Written instruction
Set the lines down again exactly, first line through the line that contains "import * as", with no pictures.

Provided data
* BEGIN *

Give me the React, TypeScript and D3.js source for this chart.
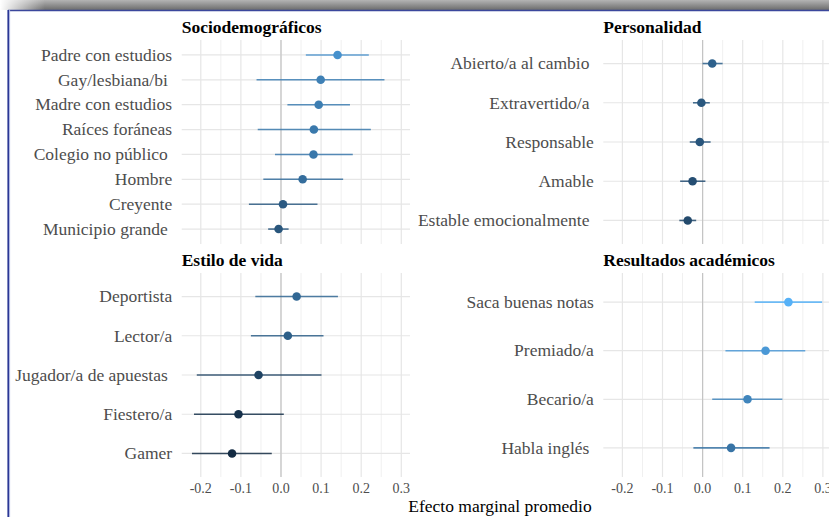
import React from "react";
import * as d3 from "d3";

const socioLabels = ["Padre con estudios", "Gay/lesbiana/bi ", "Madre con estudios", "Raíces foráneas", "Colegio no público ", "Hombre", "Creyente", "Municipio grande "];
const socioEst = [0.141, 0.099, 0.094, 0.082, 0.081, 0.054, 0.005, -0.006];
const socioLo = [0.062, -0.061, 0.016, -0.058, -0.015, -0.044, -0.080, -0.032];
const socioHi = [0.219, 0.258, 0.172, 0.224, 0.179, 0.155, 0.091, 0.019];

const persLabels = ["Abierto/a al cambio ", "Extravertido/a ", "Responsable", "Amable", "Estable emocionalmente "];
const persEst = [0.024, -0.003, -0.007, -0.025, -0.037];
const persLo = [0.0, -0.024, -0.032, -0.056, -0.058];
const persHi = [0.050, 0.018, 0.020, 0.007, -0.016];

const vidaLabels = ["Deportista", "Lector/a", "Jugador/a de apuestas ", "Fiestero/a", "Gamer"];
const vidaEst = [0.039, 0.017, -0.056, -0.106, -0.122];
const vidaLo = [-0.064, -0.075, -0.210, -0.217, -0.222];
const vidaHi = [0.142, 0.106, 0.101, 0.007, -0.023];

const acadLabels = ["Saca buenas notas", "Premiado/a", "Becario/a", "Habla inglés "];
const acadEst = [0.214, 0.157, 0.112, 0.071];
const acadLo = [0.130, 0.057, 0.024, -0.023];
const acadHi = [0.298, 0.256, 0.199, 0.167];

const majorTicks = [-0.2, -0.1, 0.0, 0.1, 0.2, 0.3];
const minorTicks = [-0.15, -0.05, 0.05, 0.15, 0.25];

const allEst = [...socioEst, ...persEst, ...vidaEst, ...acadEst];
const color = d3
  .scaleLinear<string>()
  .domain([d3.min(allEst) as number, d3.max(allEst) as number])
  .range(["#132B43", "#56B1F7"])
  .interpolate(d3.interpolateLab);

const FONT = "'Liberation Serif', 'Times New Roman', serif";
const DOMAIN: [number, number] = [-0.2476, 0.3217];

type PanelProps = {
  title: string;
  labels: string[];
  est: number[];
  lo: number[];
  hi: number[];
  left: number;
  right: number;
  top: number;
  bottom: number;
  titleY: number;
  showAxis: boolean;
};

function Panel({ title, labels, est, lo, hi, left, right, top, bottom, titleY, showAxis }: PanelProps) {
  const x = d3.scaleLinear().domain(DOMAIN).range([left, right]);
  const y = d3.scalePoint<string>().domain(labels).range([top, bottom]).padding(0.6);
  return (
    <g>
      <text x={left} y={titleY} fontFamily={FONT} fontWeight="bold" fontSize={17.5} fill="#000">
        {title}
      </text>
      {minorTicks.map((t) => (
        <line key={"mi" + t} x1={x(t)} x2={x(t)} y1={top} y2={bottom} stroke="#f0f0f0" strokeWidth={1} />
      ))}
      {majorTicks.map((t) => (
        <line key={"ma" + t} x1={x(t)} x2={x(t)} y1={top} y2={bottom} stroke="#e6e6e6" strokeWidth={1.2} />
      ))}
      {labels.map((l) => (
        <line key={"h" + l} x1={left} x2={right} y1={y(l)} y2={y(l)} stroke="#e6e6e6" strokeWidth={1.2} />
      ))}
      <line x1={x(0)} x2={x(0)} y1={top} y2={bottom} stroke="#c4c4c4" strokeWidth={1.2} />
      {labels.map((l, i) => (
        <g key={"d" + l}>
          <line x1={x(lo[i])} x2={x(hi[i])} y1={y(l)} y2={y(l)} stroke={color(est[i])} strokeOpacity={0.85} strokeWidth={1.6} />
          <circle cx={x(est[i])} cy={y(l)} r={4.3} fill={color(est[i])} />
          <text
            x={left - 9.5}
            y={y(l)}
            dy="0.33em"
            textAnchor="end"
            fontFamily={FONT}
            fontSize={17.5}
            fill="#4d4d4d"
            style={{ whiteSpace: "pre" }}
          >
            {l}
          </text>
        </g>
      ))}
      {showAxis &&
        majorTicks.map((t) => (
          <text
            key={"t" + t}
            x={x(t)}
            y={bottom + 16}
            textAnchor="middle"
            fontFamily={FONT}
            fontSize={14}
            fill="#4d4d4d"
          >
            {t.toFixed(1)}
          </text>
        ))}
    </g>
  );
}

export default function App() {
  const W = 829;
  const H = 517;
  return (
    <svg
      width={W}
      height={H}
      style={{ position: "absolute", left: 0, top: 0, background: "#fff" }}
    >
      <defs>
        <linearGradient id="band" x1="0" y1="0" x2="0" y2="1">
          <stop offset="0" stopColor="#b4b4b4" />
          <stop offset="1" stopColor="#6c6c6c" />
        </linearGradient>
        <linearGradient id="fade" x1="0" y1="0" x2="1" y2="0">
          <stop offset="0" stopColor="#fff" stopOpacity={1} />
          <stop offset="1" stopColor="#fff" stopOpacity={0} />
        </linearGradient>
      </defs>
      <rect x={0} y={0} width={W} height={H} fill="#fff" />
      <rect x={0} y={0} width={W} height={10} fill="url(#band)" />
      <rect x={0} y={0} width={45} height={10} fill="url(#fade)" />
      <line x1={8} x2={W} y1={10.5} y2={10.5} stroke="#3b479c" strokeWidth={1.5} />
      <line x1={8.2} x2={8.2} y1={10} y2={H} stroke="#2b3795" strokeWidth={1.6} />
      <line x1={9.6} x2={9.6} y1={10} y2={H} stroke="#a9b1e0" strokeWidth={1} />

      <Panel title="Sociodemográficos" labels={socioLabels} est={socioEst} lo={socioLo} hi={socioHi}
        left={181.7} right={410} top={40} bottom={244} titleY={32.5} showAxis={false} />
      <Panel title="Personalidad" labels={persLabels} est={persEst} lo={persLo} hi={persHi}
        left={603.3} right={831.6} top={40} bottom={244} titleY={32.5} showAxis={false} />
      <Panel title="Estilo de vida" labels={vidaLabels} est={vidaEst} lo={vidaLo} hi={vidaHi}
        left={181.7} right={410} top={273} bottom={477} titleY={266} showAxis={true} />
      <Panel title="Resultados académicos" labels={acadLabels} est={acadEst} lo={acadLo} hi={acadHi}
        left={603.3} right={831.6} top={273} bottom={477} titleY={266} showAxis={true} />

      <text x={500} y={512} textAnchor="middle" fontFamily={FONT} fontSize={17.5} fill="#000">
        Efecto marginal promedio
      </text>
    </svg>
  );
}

* END *

The solution
Give me the React, TypeScript and D3.js source for this chart.
import React from "react";
import * as d3 from "d3";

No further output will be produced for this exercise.